The Paris Affair is a brilliant read for many reasons - Melanie’s books just keep getting better and better! Her writing has gone to the next level with prose and ideas that really touched me. I was swept away by her research told through a main character that was so unique for this genre and time.
‘What once brought so much joy, peace and a sense of completeness, was lost to me, perhaps because I knew–oh how I knew–that my little place of paradise would be lost to me soon, and that one way or another, my freedom and my absolute sense of being home would be gone.’
Set in WW2 Sebastian is in prison awaiting execution.

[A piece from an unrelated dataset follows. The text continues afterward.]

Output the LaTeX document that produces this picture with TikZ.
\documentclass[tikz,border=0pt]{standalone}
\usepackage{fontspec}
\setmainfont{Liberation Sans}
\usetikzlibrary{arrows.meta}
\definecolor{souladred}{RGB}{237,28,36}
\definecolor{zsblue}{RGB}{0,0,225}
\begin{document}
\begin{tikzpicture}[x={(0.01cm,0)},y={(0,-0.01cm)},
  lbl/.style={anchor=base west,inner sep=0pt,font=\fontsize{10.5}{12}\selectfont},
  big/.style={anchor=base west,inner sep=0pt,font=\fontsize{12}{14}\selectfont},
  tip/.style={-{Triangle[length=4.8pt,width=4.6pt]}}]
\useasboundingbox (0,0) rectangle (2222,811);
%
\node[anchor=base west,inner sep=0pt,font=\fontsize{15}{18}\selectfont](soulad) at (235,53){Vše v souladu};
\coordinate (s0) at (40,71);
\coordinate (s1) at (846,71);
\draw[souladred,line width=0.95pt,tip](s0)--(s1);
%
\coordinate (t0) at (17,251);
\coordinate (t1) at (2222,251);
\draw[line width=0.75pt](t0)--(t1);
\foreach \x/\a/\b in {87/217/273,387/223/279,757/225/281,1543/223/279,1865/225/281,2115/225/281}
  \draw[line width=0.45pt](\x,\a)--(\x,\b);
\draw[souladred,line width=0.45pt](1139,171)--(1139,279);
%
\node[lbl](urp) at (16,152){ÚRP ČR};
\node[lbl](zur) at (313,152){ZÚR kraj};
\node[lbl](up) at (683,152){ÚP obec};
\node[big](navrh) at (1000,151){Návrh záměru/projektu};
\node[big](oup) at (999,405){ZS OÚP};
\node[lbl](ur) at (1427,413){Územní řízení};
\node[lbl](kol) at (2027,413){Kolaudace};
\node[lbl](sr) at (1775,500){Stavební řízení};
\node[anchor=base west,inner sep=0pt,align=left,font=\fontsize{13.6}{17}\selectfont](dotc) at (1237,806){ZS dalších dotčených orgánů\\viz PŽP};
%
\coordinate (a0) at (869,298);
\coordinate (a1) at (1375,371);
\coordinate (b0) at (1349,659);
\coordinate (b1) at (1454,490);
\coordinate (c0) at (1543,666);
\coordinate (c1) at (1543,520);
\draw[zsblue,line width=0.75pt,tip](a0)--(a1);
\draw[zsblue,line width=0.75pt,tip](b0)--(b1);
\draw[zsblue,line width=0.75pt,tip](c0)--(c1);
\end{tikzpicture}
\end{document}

During this time, he tells his life story to the prison priest, which transports the reader to many places - the Channel Island of Sark, the Cornwall coast and, yes Paris, but how I wish the book had been titled something different as I believe it does not do it justice and could steer potential readers away. To my mind, this is not a book about Paris or an affair. This is a book that spoke to my soul - Sebastian, spoke to my soul!

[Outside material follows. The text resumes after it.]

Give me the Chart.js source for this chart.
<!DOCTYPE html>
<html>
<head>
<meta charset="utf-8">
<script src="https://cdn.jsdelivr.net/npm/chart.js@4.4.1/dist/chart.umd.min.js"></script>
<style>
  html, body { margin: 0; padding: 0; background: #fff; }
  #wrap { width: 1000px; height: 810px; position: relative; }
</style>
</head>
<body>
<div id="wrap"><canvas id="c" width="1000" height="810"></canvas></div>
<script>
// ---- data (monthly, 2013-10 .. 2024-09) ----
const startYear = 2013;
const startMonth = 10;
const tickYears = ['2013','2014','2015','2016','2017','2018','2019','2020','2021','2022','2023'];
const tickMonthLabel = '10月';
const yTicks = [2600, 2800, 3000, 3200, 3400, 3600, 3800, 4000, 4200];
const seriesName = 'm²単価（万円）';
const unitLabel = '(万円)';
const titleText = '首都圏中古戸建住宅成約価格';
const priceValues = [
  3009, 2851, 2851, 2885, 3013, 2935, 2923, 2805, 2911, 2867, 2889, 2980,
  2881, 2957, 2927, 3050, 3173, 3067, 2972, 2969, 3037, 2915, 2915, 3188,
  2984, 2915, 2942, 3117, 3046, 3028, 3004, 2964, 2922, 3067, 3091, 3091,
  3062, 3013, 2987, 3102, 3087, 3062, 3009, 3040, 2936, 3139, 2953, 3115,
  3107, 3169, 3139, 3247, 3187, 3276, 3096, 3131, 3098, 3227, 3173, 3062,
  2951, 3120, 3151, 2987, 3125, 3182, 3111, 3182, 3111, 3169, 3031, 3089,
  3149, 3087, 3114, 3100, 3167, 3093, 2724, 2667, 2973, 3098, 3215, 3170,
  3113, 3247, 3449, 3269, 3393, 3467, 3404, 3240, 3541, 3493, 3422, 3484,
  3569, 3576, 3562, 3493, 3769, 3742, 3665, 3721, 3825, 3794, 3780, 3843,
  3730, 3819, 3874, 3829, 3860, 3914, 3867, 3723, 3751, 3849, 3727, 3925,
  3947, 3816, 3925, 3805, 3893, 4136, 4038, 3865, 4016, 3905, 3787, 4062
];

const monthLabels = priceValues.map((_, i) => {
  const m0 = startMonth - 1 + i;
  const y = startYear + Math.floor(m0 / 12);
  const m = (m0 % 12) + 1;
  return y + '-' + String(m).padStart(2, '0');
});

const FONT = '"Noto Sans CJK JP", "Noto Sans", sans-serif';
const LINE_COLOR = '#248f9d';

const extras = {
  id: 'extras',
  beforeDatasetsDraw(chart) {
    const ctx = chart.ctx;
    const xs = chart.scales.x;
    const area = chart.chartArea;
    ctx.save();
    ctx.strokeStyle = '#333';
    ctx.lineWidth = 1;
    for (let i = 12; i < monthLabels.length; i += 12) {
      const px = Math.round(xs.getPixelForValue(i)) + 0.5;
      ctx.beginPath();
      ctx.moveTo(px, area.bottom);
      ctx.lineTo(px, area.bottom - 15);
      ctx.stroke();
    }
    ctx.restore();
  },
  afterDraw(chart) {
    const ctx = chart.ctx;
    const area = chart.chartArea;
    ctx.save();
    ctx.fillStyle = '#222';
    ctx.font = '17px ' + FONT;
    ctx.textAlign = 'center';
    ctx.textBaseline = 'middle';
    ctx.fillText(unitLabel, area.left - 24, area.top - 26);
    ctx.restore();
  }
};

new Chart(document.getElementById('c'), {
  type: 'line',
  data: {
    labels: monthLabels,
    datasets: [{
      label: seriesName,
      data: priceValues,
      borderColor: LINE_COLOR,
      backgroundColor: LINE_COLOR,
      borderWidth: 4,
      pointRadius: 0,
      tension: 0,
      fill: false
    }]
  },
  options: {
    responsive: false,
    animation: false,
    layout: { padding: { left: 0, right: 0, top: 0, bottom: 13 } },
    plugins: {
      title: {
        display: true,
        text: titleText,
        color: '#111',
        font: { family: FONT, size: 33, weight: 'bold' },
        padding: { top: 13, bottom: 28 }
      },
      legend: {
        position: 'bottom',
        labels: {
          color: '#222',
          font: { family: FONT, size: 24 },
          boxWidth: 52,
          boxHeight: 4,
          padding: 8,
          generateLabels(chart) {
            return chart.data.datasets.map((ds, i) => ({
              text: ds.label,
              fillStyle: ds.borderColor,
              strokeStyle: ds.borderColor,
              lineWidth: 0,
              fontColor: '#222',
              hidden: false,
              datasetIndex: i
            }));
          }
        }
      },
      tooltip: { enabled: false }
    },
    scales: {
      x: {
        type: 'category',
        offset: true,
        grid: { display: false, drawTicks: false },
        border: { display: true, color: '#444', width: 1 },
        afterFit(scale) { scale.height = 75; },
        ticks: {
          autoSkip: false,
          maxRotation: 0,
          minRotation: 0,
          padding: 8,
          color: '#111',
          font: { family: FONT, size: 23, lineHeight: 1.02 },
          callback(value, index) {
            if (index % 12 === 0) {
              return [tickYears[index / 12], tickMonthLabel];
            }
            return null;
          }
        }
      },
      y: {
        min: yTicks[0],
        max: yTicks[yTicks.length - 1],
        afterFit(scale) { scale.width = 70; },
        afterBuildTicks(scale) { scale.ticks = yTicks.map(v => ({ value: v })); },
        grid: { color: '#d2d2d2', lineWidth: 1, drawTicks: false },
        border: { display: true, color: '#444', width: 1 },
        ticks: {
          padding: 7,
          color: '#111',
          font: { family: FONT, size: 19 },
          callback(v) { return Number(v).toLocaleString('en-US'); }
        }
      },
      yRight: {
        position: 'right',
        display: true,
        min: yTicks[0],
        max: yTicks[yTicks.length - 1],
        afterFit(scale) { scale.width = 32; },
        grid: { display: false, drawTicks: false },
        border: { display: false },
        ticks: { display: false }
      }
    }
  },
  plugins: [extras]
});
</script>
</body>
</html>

‘… in Sark I had been the ‘Good Doctor’ and then Sophie had called me ‘the Generous Gardener’, but to the authorities, none of this mattered because my place of birth marked me as the enemy, and so my life was reduced to nothing. I was reduced to nothing.’
Narrated from the first person perspective, Sebastian Braun is a German veteran of the First World War and has made a new life for himself on the island of Sark. You quickly become his advocate with his endearing nature and incredible understanding of life and the people in it. He is a complex man who, changed by the horrors he witnessed in WWI, wants nothing to do with this new war. His wish is to stay in his remote refuge and tend his garden - a well-educated doctor and deep thinker. Yes, there is romance that develops Sebastian’s character arc but the mysterious Sophie and invading Nazis are about to turn his life upside down.
‘You must also know how angry I am that a wonderful, kind man who wants and knows only peace, who would never hurt a soul, is forced to choose either one awful situation or the other.’
The Paris Affair is quality WWII historical fiction - something special. If you are looking for that something extra, that next level - a story within a story - look no further. Philosophically flavoured for quiet contemplation, a dash of mystery and romance, with an ending that I simply did not see coming is what sees me recommending that this is a book not to be missed.
‘My life, looked at in such a way, has been hell. But speaking with you, I have found that if I write my story in another way, if I spin the yarn with a lighter thread, I can only conclude that I have been blessed.’
This review is based on a complimentary copy from the publisher in exchange for an honest review. Opinions expressed in this review are completely my own. The quoted material may have changed in the final release.